Supplied data »
◇ ◇ ◇ ◇

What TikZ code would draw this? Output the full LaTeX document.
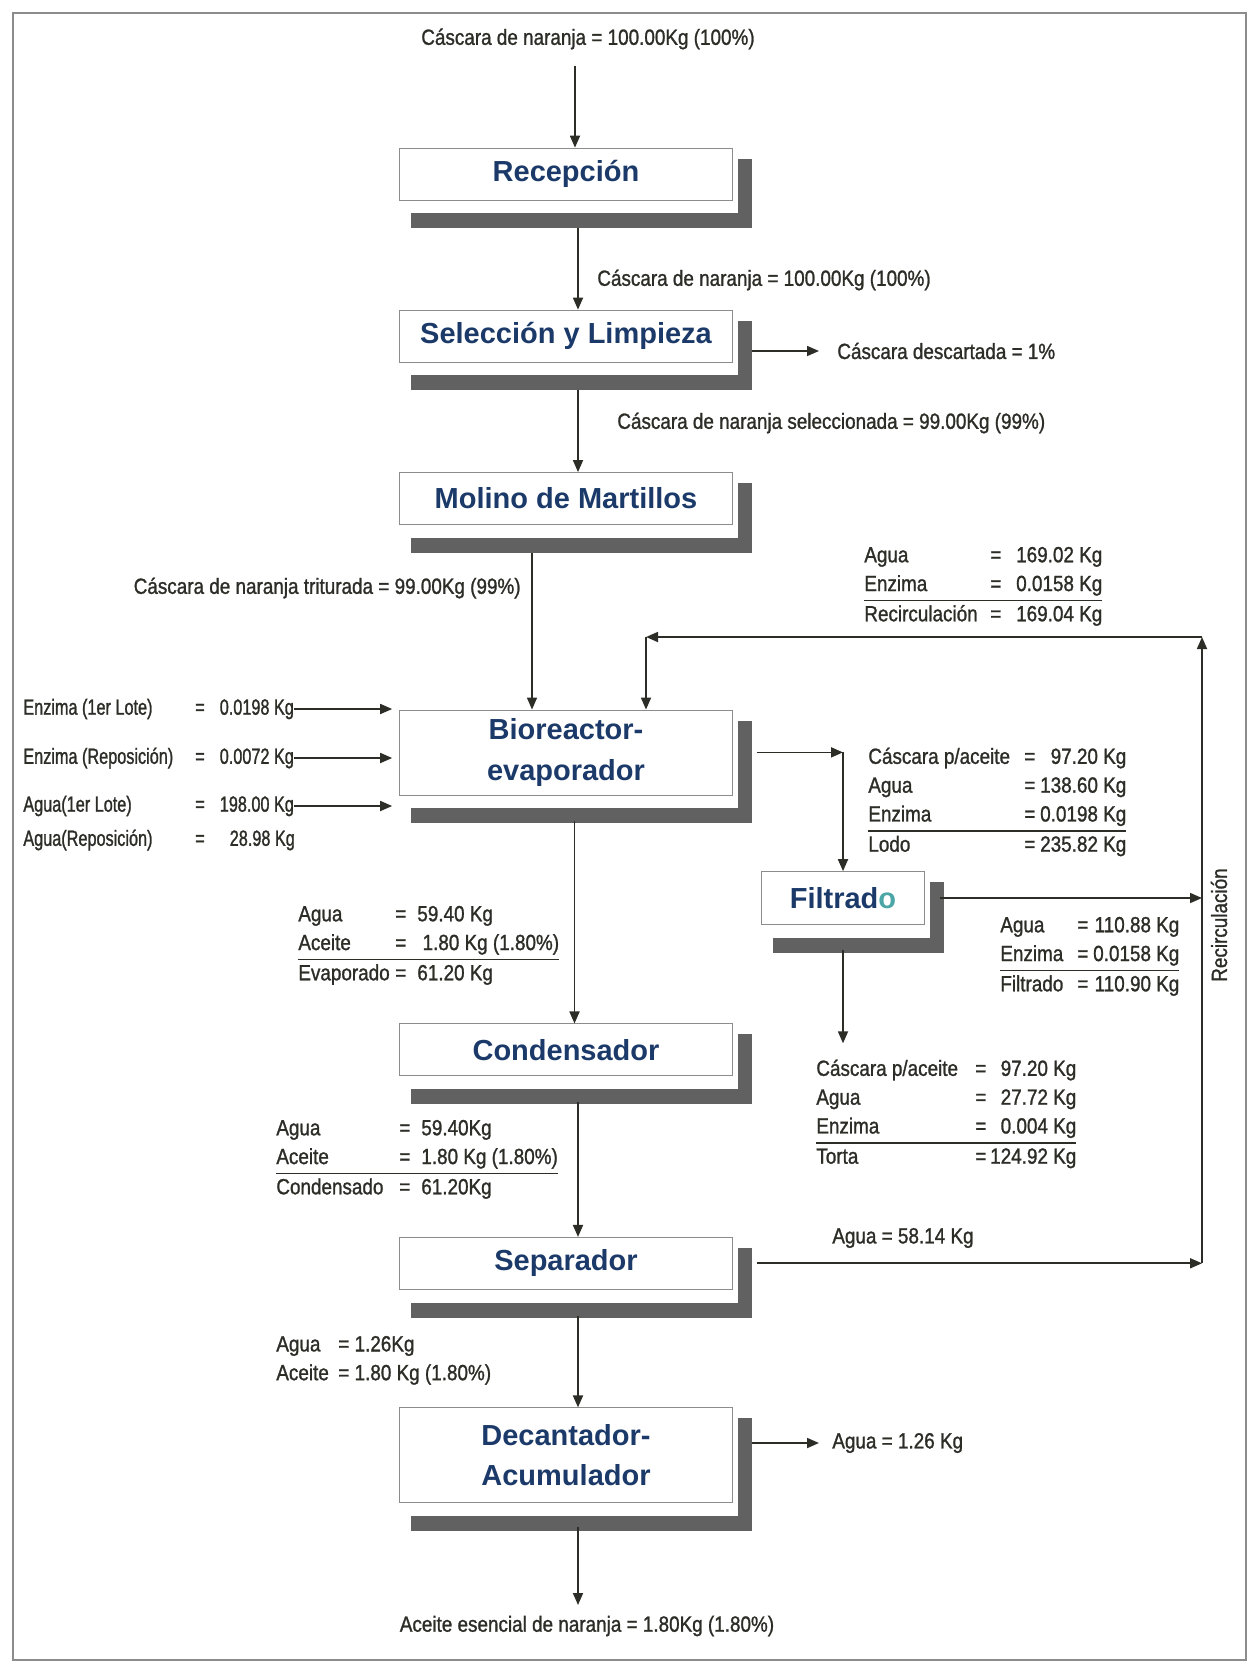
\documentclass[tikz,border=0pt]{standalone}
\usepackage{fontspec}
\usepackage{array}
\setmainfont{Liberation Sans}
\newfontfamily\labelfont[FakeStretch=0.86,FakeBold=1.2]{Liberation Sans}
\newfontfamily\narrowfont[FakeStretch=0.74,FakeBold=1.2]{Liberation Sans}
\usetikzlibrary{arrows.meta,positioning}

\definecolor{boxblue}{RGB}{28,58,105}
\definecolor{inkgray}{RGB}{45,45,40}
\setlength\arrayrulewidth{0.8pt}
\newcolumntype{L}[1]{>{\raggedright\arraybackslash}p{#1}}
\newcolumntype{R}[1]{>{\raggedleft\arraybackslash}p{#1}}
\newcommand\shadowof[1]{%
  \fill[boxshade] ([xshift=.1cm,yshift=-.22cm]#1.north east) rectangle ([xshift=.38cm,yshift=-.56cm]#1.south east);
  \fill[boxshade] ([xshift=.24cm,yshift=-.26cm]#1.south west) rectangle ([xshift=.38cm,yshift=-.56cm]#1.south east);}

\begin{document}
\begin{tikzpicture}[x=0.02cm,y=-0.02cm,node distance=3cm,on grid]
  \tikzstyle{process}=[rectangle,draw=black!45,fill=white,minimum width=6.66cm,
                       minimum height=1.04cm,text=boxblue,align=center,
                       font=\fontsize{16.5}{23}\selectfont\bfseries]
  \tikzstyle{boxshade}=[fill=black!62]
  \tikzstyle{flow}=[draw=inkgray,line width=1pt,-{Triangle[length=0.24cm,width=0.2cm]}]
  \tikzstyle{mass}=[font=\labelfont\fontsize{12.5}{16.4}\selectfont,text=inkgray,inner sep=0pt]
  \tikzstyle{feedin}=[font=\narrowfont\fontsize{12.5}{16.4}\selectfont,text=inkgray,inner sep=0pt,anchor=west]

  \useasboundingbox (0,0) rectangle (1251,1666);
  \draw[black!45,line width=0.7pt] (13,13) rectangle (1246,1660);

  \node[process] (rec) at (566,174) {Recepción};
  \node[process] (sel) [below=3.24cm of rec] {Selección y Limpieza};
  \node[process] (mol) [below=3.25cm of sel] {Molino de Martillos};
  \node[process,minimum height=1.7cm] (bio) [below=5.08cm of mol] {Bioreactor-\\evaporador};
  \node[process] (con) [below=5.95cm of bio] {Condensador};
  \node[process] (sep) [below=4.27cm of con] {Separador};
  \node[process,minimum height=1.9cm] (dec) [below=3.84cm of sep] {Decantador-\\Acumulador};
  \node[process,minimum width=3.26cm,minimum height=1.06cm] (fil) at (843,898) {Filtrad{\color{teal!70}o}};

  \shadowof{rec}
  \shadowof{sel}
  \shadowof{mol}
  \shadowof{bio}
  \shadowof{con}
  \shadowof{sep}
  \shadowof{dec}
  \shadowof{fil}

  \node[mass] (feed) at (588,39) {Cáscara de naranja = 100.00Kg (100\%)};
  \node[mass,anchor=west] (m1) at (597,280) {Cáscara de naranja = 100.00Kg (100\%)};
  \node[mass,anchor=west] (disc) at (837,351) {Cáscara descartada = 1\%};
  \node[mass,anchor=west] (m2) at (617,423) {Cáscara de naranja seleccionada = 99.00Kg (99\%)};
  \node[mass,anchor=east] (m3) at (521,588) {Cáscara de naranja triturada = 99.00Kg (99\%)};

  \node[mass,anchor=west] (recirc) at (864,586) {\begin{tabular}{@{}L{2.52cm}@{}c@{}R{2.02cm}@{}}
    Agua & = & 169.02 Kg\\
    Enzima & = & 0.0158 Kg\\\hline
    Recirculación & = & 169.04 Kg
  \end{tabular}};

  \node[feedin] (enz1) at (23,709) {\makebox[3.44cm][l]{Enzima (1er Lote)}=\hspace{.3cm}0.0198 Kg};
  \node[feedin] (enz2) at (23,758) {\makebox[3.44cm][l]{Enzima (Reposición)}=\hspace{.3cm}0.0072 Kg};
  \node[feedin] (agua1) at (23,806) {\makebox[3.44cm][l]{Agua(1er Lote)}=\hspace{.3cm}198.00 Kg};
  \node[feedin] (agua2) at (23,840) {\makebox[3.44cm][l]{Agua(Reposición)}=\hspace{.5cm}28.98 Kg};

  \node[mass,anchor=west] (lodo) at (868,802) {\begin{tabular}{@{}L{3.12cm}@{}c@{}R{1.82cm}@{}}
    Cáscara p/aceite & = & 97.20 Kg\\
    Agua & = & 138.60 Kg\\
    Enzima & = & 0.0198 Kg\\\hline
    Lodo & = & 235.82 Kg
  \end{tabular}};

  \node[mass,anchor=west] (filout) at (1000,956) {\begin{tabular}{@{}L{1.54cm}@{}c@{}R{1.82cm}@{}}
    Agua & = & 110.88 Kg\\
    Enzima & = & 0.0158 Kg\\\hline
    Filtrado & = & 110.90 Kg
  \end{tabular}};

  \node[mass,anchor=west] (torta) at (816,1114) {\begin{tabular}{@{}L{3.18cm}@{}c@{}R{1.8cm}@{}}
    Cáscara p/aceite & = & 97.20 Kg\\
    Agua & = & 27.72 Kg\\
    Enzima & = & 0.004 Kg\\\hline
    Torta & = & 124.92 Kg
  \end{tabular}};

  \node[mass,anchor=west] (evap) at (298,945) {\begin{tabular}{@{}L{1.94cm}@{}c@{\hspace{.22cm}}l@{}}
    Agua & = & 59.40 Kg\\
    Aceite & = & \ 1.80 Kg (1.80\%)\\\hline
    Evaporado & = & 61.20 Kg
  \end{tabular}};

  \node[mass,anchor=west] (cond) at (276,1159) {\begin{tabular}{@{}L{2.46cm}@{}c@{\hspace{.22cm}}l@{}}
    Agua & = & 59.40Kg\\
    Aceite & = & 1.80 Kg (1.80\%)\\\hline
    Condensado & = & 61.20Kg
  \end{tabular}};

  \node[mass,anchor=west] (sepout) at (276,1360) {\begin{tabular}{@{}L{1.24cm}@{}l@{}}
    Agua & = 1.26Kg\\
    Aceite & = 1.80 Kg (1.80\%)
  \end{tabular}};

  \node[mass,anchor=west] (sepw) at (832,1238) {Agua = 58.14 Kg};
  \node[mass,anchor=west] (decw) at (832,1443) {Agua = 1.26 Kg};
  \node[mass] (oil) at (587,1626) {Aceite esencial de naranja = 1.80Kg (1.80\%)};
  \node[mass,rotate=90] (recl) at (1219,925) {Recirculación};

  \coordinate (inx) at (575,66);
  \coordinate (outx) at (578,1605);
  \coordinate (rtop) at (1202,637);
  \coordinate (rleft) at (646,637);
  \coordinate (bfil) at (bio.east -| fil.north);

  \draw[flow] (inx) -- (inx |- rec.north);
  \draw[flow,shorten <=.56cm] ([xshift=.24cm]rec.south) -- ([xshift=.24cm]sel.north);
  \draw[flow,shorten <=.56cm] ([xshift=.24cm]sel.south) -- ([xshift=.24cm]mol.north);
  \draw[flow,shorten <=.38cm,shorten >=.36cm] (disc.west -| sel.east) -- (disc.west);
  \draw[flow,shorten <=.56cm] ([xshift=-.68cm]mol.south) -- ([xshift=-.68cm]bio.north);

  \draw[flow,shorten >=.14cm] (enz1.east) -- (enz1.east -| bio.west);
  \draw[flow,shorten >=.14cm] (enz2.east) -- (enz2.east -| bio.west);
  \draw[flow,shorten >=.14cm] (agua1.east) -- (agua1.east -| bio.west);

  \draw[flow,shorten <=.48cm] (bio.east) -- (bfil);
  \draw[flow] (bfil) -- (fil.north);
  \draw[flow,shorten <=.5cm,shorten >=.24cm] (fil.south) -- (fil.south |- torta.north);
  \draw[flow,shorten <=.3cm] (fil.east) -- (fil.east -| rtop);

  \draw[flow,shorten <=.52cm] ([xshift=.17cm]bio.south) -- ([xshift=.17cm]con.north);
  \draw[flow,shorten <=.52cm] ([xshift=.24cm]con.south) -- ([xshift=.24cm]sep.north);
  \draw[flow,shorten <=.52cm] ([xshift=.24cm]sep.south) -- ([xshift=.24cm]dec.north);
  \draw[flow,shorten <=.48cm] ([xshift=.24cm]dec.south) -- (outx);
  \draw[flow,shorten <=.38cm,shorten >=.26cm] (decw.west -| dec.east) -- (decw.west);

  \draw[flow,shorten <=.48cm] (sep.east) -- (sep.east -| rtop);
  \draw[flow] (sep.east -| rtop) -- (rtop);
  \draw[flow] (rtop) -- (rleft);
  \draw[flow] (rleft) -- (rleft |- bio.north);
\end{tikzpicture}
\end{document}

◇ ◇ ◇ ◇

Task instructions »
Your task is to return the lines above, from the first one up to and including the line containing "([xshift=.24cm,yshift=-.26cm]#1.south west) rectangle", minus any pictures.

The solution »
What TikZ code would draw this? Output the full LaTeX document.
\documentclass[tikz,border=0pt]{standalone}
\usepackage{fontspec}
\usepackage{array}
\setmainfont{Liberation Sans}
\newfontfamily\labelfont[FakeStretch=0.86,FakeBold=1.2]{Liberation Sans}
\newfontfamily\narrowfont[FakeStretch=0.74,FakeBold=1.2]{Liberation Sans}
\usetikzlibrary{arrows.meta,positioning}

\definecolor{boxblue}{RGB}{28,58,105}
\definecolor{inkgray}{RGB}{45,45,40}
\setlength\arrayrulewidth{0.8pt}
\newcolumntype{L}[1]{>{\raggedright\arraybackslash}p{#1}}
\newcolumntype{R}[1]{>{\raggedleft\arraybackslash}p{#1}}
\newcommand\shadowof[1]{%
  \fill[boxshade] ([xshift=.1cm,yshift=-.22cm]#1.north east) rectangle ([xshift=.38cm,yshift=-.56cm]#1.south east);
  \fill[boxshade] ([xshift=.24cm,yshift=-.26cm]#1.south west) rectangle ([xshift=.38cm,yshift=-.56cm]#1.south east);}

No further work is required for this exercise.